Brief - Output the material exactly, but drop every image it holds.

Collected data -
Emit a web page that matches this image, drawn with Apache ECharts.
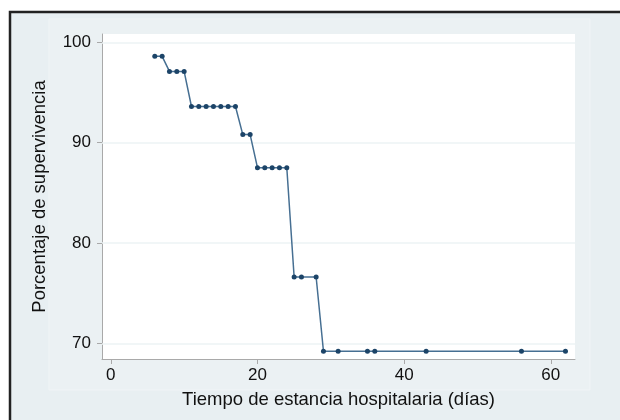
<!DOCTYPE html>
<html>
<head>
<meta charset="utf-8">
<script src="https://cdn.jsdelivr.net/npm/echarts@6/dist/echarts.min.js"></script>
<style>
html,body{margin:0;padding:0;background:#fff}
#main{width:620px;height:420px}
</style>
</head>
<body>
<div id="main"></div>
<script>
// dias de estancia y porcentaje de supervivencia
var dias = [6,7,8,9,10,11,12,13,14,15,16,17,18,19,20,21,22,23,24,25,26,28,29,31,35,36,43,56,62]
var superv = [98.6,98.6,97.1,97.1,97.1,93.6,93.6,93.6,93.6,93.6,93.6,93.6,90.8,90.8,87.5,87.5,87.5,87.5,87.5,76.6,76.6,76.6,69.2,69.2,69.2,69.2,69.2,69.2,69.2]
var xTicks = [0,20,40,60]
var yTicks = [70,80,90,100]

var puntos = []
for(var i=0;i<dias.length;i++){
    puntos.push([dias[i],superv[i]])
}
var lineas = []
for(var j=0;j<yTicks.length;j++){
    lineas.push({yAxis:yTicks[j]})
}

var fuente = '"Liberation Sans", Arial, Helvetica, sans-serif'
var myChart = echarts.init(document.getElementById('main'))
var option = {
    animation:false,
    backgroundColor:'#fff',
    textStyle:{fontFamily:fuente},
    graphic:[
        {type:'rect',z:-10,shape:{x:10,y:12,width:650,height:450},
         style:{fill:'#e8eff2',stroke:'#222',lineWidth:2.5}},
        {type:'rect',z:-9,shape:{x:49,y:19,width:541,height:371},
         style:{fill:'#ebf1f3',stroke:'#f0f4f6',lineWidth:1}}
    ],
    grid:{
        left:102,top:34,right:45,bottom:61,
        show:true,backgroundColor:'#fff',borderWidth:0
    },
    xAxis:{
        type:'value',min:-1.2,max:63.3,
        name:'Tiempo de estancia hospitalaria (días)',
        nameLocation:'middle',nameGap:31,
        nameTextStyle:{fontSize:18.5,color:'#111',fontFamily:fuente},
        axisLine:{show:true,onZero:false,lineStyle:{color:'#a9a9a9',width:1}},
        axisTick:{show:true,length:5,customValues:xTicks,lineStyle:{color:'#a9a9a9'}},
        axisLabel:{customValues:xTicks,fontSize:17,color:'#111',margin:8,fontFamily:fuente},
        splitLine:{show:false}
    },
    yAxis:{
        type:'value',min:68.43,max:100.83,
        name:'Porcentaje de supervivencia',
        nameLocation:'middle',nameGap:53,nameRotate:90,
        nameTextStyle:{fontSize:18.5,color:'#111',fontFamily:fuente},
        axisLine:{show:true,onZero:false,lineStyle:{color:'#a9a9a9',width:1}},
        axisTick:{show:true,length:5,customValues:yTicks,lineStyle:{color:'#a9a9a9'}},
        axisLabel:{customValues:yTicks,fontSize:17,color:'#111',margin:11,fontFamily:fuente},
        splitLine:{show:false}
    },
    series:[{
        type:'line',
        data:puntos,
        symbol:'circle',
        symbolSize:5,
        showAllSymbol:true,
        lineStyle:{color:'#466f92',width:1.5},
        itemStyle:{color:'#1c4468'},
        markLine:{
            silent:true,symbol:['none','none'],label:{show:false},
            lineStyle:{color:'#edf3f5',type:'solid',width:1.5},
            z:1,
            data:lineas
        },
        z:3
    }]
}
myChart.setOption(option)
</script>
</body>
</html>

In response -
Emit a web page that matches this image, drawn with Apache ECharts.
<!DOCTYPE html>
<html>
<head>
<meta charset="utf-8">
<script src="https://cdn.jsdelivr.net/npm/echarts@6/dist/echarts.min.js"></script>
<style>
html,body{margin:0;padding:0;background:#fff}
#main{width:620px;height:420px}
</style>
</head>
<body>
<div id="main"></div>
<script>
// dias de estancia y porcentaje de supervivencia
var dias = [6,7,8,9,10,11,12,13,14,15,16,17,18,19,20,21,22,23,24,25,26,28,29,31,35,36,43,56,62]
var superv = [98.6,98.6,97.1,97.1,97.1,93.6,93.6,93.6,93.6,93.6,93.6,93.6,90.8,90.8,87.5,87.5,87.5,87.5,87.5,76.6,76.6,76.6,69.2,69.2,69.2,69.2,69.2,69.2,69.2]
var xTicks = [0,20,40,60]
var yTicks = [70,80,90,100]

var puntos = []
for(var i=0;i<dias.length;i++){
    puntos.push([dias[i],superv[i]])
}
var lineas = []
for(var j=0;j<yTicks.length;j++){
    lineas.push({yAxis:yTicks[j]})
}

var fuente = '"Liberation Sans", Arial, Helvetica, sans-serif'
var myChart = echarts.init(document.getElementById('main'))
var option = {
    animation:false,
    backgroundColor:'#fff',
    textStyle:{fontFamily:fuente},
    graphic:[
        {type:'rect',z:-10,shape:{x:10,y:12,width:650,height:450},
         style:{fill:'#e8eff2',stroke:'#222',lineWidth:2.5}},
        {type:'rect',z:-9,shape:{x:49,y:19,width:541,height:371},
         style:{fill:'#ebf1f3',stroke:'#f0f4f6',lineWidth:1}}
    ],
    grid:{
        left:102,top:34,right:45,bottom:61,
        show:true,backgroundColor:'#fff',borderWidth:0
    },
    xAxis:{
        type:'value',min:-1.2,max:63.3,
        name:'Tiempo de estancia hospitalaria (días)',
        nameLocation:'middle',nameGap:31,
        nameTextStyle:{fontSize:18.5,color:'#111',fontFamily:fuente},
        axisLine:{show:true,onZero:false,lineStyle:{color:'#a9a9a9',width:1}},
        axisTick:{show:true,length:5,customValues:xTicks,lineStyle:{color:'#a9a9a9'}},
        axisLabel:{customValues:xTicks,fontSize:17,color:'#111',margin:8,fontFamily:fuente},
        splitLine:{show:false}
    },
    yAxis:{
        type:'value',min:68.43,max:100.83,
        name:'Porcentaje de supervivencia',
        nameLocation:'middle',nameGap:53,nameRotate:90,
        nameTextStyle:{fontSize:18.5,color:'#111',fontFamily:fuente},
        axisLine:{show:true,onZero:false,lineStyle:{color:'#a9a9a9',width:1}},
        axisTick:{show:true,length:5,customValues:yTicks,lineStyle:{color:'#a9a9a9'}},
        axisLabel:{customValues:yTicks,fontSize:17,color:'#111',margin:11,fontFamily:fuente},
        splitLine:{show:false}
    },
    series:[{
        type:'line',
        data:puntos,
        symbol:'circle',
        symbolSize:5,
        showAllSymbol:true,
        lineStyle:{color:'#466f92',width:1.5},
        itemStyle:{color:'#1c4468'},
        markLine:{
            silent:true,symbol:['none','none'],label:{show:false},
            lineStyle:{color:'#edf3f5',type:'solid',width:1.5},
            z:1,
            data:lineas
        },
        z:3
    }]
}
myChart.setOption(option)
</script>
</body>
</html>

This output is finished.